━━━━━ Source excerpt

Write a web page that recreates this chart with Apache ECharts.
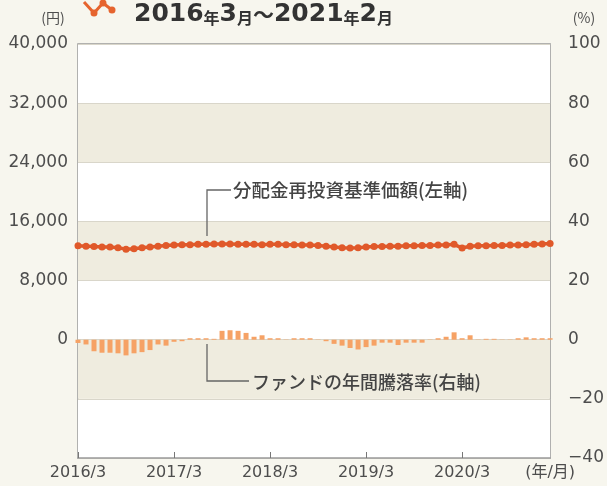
<!DOCTYPE html>
<html>
<head>
<meta charset="utf-8">
<script src="https://cdn.jsdelivr.net/npm/echarts@6/dist/echarts.min.js"></script>
<style>
  html, body { margin: 0; padding: 0; background: #f7f6ee; }
  #chart { width: 607px; height: 486px; }
</style>
</head>
<body>
<div id="chart"></div>
<script>
// 月次（2016/3〜2021/2）
const months = [
  '2016/3', '2016/4', '2016/5', '2016/6', '2016/7', '2016/8', '2016/9', '2016/10', '2016/11', '2016/12', '2017/1', '2017/2',
  '2017/3', '2017/4', '2017/5', '2017/6', '2017/7', '2017/8', '2017/9', '2017/10', '2017/11', '2017/12', '2018/1', '2018/2',
  '2018/3', '2018/4', '2018/5', '2018/6', '2018/7', '2018/8', '2018/9', '2018/10', '2018/11', '2018/12', '2019/1', '2019/2',
  '2019/3', '2019/4', '2019/5', '2019/6', '2019/7', '2019/8', '2019/9', '2019/10', '2019/11', '2019/12', '2020/1', '2020/2',
  '2020/3', '2020/4', '2020/5', '2020/6', '2020/7', '2020/8', '2020/9', '2020/10', '2020/11', '2020/12', '2021/1', '2021/2'
]

// 分配金再投資基準価額（円, 左軸）
const navValues = [
  12700, 12650, 12600, 12550, 12550, 12450, 12250, 12300, 12450, 12550, 12650, 12750,
  12800, 12850, 12850, 12900, 12900, 12950, 12950, 12950, 12900, 12900, 12900, 12850,
  12900, 12900, 12850, 12850, 12800, 12800, 12750, 12650, 12550, 12450, 12400, 12450,
  12550, 12600, 12600, 12650, 12650, 12700, 12700, 12750, 12750, 12800, 12800, 12900,
  12400, 12650, 12700, 12700, 12750, 12750, 12800, 12800, 12850, 12900, 12950, 13000
]

// ファンドの年間騰落率（%, 右軸）
const yearlyReturn = [
  -1.1, -1.6, -3.9, -4.4, -4.4, -4.6, -5.3, -4.6, -4.2, -3.5, -1.6, -2.0,
  -0.7, -0.5, 0.5, 0.5, 0.5, 0.3, 3.0, 3.2, 3.0, 2.3, 1.0, 1.5,
  0.5, 0.5, 0.1, 0.5, 0.5, 0.5, 0.1, -0.5, -1.4, -2.0, -2.8, -3.3,
  -2.5, -2.0, -1.0, -1.0, -1.8, -1.0, -1.0, -1.0, 0.1, 0.5, 1.0, 2.5,
  0.5, 1.5, 0.1, 0.3, 0.3, 0.1, 0.1, 0.5, 0.8, 0.5, 0.5, 0.5
]

const textColor = '#4d4d4d'
const numFont = 'DejaVu Sans'
const jpFont = 'Noto Sans CJK JP'

const chart = echarts.init(document.getElementById('chart'))
chart.setOption({
  backgroundColor: '#f7f6ee',
  animation: false,
  grid: {
    left: 78,
    right: 54,
    top: 44,
    bottom: 28,
    show: true,
    borderColor: '#9a9a9a',
    borderWidth: 1.5,
    backgroundColor: 'transparent'
  },
  xAxis: {
    type: 'category',
    data: months,
    boundaryGap: false,
    axisLine: { onZero: false, lineStyle: { color: '#9a9a9a', width: 1.5 } },
    axisTick: {
      inside: true,
      length: 6,
      interval: 11,
      lineStyle: { color: '#777' }
    },
    axisLabel: {
      interval: (i) => i % 12 === 0 || i === 59,
      formatter: (v, i) => (i === 59 ? '(年/月)' : v),
      color: textColor,
      fontFamily: numFont + ',' + jpFont,
      fontSize: 16,
      margin: 7
    },
    splitLine: { show: false }
  },
  yAxis: [
    {
      type: 'value',
      min: -16000,
      max: 40000,
      interval: 8000,
      axisLine: { show: false },
      axisTick: { show: false },
      axisLabel: {
        formatter: (v) => (v < 0 ? '' : v.toLocaleString('en-US')),
        color: textColor,
        fontFamily: numFont,
        fontSize: 17,
        margin: 10
      },
      splitLine: { show: true, lineStyle: { color: '#d9d6ca', width: 1 } },
      splitArea: { show: true, areaStyle: { color: ['#ffffff', '#efecdf'] } }
    },
    {
      type: 'value',
      min: -40,
      max: 100,
      interval: 20,
      axisLine: { show: false },
      axisTick: { show: false },
      axisLabel: {
        formatter: (v) => (v < 0 ? '\u2212' + Math.abs(v) : String(v)),
        color: textColor,
        fontFamily: numFont,
        fontSize: 17,
        margin: 18
      },
      splitLine: { show: false }
    }
  ],
  series: [
    {
      name: 'ファンドの年間騰落率',
      type: 'bar',
      yAxisIndex: 1,
      data: yearlyReturn,
      barWidth: 5,
      itemStyle: { color: '#f6a265' },
      z: 2
    },
    {
      name: '分配金再投資基準価額',
      type: 'line',
      yAxisIndex: 0,
      data: navValues,
      symbol: 'circle',
      symbolSize: 7,
      showSymbol: true,
      showAllSymbol: true,
      lineStyle: { color: '#e0592a', width: 3.5 },
      itemStyle: { color: '#e0592a' },
      z: 3
    }
  ],
  graphic: [
    // タイトル上のアイコン
    {
      type: 'polyline',
      z: 100,
      shape: { points: [[84, 2], [94, 13], [103, 3], [112, 10]] },
      style: { stroke: '#e6642e', lineWidth: 3, fill: null }
    },
    { type: 'circle', z: 100, shape: { cx: 94, cy: 13, r: 3.5 }, style: { fill: '#e6642e' } },
    { type: 'circle', z: 100, shape: { cx: 103, cy: 3, r: 3.5 }, style: { fill: '#e6642e' } },
    { type: 'circle', z: 100, shape: { cx: 112, cy: 10, r: 3.5 }, style: { fill: '#e6642e' } },
    {
      type: 'text',
      z: 100,
      left: 134,
      top: 2,
      style: {
        text: '{n|2016}{k|年}{n|3}{k|月}{t|～}{n|2021}{k|年}{n|2}{k|月}',
        rich: {
          n: { fontSize: 25, fontWeight: 'bold', fontFamily: 'DejaVu Sans', fill: '#333' },
          k: { fontSize: 16, fontWeight: 'bold', fontFamily: jpFont, fill: '#333', padding: [7, 0, 0, 0] },
          t: { fontSize: 21, fontWeight: 'bold', fontFamily: jpFont, fill: '#333' }
        }
      }
    },
    {
      type: 'text',
      z: 100,
      x: 53, y: 18,
      style: { text: '(円)', fontSize: 14, fontFamily: jpFont, fill: textColor, align: 'center', verticalAlign: 'middle' }
    },
    {
      type: 'text',
      z: 100,
      x: 584, y: 18,
      style: { text: '(%)', fontSize: 14, fontFamily: jpFont, fill: textColor, align: 'center', verticalAlign: 'middle' }
    },
    // 注記（左軸）
    {
      type: 'polyline',
      z: 100,
      shape: { points: [[207, 236], [207, 190], [231, 190]] },
      style: { stroke: '#666', lineWidth: 1.3, fill: null }
    },
    {
      type: 'text',
      z: 100,
      x: 233, y: 190,
      style: { text: '分配金再投資基準価額(左軸)', fontSize: 18.5, fontWeight: 500, fontFamily: jpFont, fill: '#444', verticalAlign: 'middle' }
    },
    // 注記（右軸）
    {
      type: 'polyline',
      z: 100,
      shape: { points: [[207, 344], [207, 381], [249, 381]] },
      style: { stroke: '#666', lineWidth: 1.3, fill: null }
    },
    {
      type: 'text',
      z: 100,
      x: 252, y: 382,
      style: { text: 'ファンドの年間騰落率(右軸)', fontSize: 18, fontWeight: 500, fontFamily: jpFont, fill: '#444', verticalAlign: 'middle' }
    }
  ]
})
</script>
</body>
</html>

━━━━━━━━━━

Strip out the pictures and quote the remaining data word for word.

_Task response_.
Write a web page that recreates this chart with Apache ECharts.
<!DOCTYPE html>
<html>
<head>
<meta charset="utf-8">
<script src="https://cdn.jsdelivr.net/npm/echarts@6/dist/echarts.min.js"></script>
<style>
  html, body { margin: 0; padding: 0; background: #f7f6ee; }
  #chart { width: 607px; height: 486px; }
</style>
</head>
<body>
<div id="chart"></div>
<script>
// 月次（2016/3〜2021/2）
const months = [
  '2016/3', '2016/4', '2016/5', '2016/6', '2016/7', '2016/8', '2016/9', '2016/10', '2016/11', '2016/12', '2017/1', '2017/2',
  '2017/3', '2017/4', '2017/5', '2017/6', '2017/7', '2017/8', '2017/9', '2017/10', '2017/11', '2017/12', '2018/1', '2018/2',
  '2018/3', '2018/4', '2018/5', '2018/6', '2018/7', '2018/8', '2018/9', '2018/10', '2018/11', '2018/12', '2019/1', '2019/2',
  '2019/3', '2019/4', '2019/5', '2019/6', '2019/7', '2019/8', '2019/9', '2019/10', '2019/11', '2019/12', '2020/1', '2020/2',
  '2020/3', '2020/4', '2020/5', '2020/6', '2020/7', '2020/8', '2020/9', '2020/10', '2020/11', '2020/12', '2021/1', '2021/2'
]

// 分配金再投資基準価額（円, 左軸）
const navValues = [
  12700, 12650, 12600, 12550, 12550, 12450, 12250, 12300, 12450, 12550, 12650, 12750,
  12800, 12850, 12850, 12900, 12900, 12950, 12950, 12950, 12900, 12900, 12900, 12850,
  12900, 12900, 12850, 12850, 12800, 12800, 12750, 12650, 12550, 12450, 12400, 12450,
  12550, 12600, 12600, 12650, 12650, 12700, 12700, 12750, 12750, 12800, 12800, 12900,
  12400, 12650, 12700, 12700, 12750, 12750, 12800, 12800, 12850, 12900, 12950, 13000
]

// ファンドの年間騰落率（%, 右軸）
const yearlyReturn = [
  -1.1, -1.6, -3.9, -4.4, -4.4, -4.6, -5.3, -4.6, -4.2, -3.5, -1.6, -2.0,
  -0.7, -0.5, 0.5, 0.5, 0.5, 0.3, 3.0, 3.2, 3.0, 2.3, 1.0, 1.5,
  0.5, 0.5, 0.1, 0.5, 0.5, 0.5, 0.1, -0.5, -1.4, -2.0, -2.8, -3.3,
  -2.5, -2.0, -1.0, -1.0, -1.8, -1.0, -1.0, -1.0, 0.1, 0.5, 1.0, 2.5,
  0.5, 1.5, 0.1, 0.3, 0.3, 0.1, 0.1, 0.5, 0.8, 0.5, 0.5, 0.5
]

const textColor = '#4d4d4d'
const numFont = 'DejaVu Sans'
const jpFont = 'Noto Sans CJK JP'

const chart = echarts.init(document.getElementById('chart'))
chart.setOption({
  backgroundColor: '#f7f6ee',
  animation: false,
  grid: {
    left: 78,
    right: 54,
    top: 44,
    bottom: 28,
    show: true,
    borderColor: '#9a9a9a',
    borderWidth: 1.5,
    backgroundColor: 'transparent'
  },
  xAxis: {
    type: 'category',
    data: months,
    boundaryGap: false,
    axisLine: { onZero: false, lineStyle: { color: '#9a9a9a', width: 1.5 } },
    axisTick: {
      inside: true,
      length: 6,
      interval: 11,
      lineStyle: { color: '#777' }
    },
    axisLabel: {
      interval: (i) => i % 12 === 0 || i === 59,
      formatter: (v, i) => (i === 59 ? '(年/月)' : v),
      color: textColor,
      fontFamily: numFont + ',' + jpFont,
      fontSize: 16,
      margin: 7
    },
    splitLine: { show: false }
  },
  yAxis: [
    {
      type: 'value',
      min: -16000,
      max: 40000,
      interval: 8000,
      axisLine: { show: false },
      axisTick: { show: false },
      axisLabel: {
        formatter: (v) => (v < 0 ? '' : v.toLocaleString('en-US')),
        color: textColor,
        fontFamily: numFont,
        fontSize: 17,
        margin: 10
      },
      splitLine: { show: true, lineStyle: { color: '#d9d6ca', width: 1 } },
      splitArea: { show: true, areaStyle: { color: ['#ffffff', '#efecdf'] } }
    },
    {
      type: 'value',
      min: -40,
      max: 100,
      interval: 20,
      axisLine: { show: false },
      axisTick: { show: false },
      axisLabel: {
        formatter: (v) => (v < 0 ? '\u2212' + Math.abs(v) : String(v)),
        color: textColor,
        fontFamily: numFont,
        fontSize: 17,
        margin: 18
      },
      splitLine: { show: false }
    }
  ],
  series: [
    {
      name: 'ファンドの年間騰落率',
      type: 'bar',
      yAxisIndex: 1,
      data: yearlyReturn,
      barWidth: 5,
      itemStyle: { color: '#f6a265' },
      z: 2
    },
    {
      name: '分配金再投資基準価額',
      type: 'line',
      yAxisIndex: 0,
      data: navValues,
      symbol: 'circle',
      symbolSize: 7,
      showSymbol: true,
      showAllSymbol: true,
      lineStyle: { color: '#e0592a', width: 3.5 },
      itemStyle: { color: '#e0592a' },
      z: 3
    }
  ],
  graphic: [
    // タイトル上のアイコン
    {
      type: 'polyline',
      z: 100,
      shape: { points: [[84, 2], [94, 13], [103, 3], [112, 10]] },
      style: { stroke: '#e6642e', lineWidth: 3, fill: null }
    },
    { type: 'circle', z: 100, shape: { cx: 94, cy: 13, r: 3.5 }, style: { fill: '#e6642e' } },
    { type: 'circle', z: 100, shape: { cx: 103, cy: 3, r: 3.5 }, style: { fill: '#e6642e' } },
    { type: 'circle', z: 100, shape: { cx: 112, cy: 10, r: 3.5 }, style: { fill: '#e6642e' } },
    {
      type: 'text',
      z: 100,
      left: 134,
      top: 2,
      style: {
        text: '{n|2016}{k|年}{n|3}{k|月}{t|～}{n|2021}{k|年}{n|2}{k|月}',
        rich: {
          n: { fontSize: 25, fontWeight: 'bold', fontFamily: 'DejaVu Sans', fill: '#333' },
          k: { fontSize: 16, fontWeight: 'bold', fontFamily: jpFont, fill: '#333', padding: [7, 0, 0, 0] },
          t: { fontSize: 21, fontWeight: 'bold', fontFamily: jpFont, fill: '#333' }
        }
      }
    },
    {
      type: 'text',
      z: 100,
      x: 53, y: 18,
      style: { text: '(円)', fontSize: 14, fontFamily: jpFont, fill: textColor, align: 'center', verticalAlign: 'middle' }
    },
    {
      type: 'text',
      z: 100,
      x: 584, y: 18,
      style: { text: '(%)', fontSize: 14, fontFamily: jpFont, fill: textColor, align: 'center', verticalAlign: 'middle' }
    },
    // 注記（左軸）
    {
      type: 'polyline',
      z: 100,
      shape: { points: [[207, 236], [207, 190], [231, 190]] },
      style: { stroke: '#666', lineWidth: 1.3, fill: null }
    },
    {
      type: 'text',
      z: 100,
      x: 233, y: 190,
      style: { text: '分配金再投資基準価額(左軸)', fontSize: 18.5, fontWeight: 500, fontFamily: jpFont, fill: '#444', verticalAlign: 'middle' }
    },
    // 注記（右軸）
    {
      type: 'polyline',
      z: 100,
      shape: { points: [[207, 344], [207, 381], [249, 381]] },
      style: { stroke: '#666', lineWidth: 1.3, fill: null }
    },
    {
      type: 'text',
      z: 100,
      x: 252, y: 382,
      style: { text: 'ファンドの年間騰落率(右軸)', fontSize: 18, fontWeight: 500, fontFamily: jpFont, fill: '#444', verticalAlign: 'middle' }
    }
  ]
})
</script>
</body>
</html>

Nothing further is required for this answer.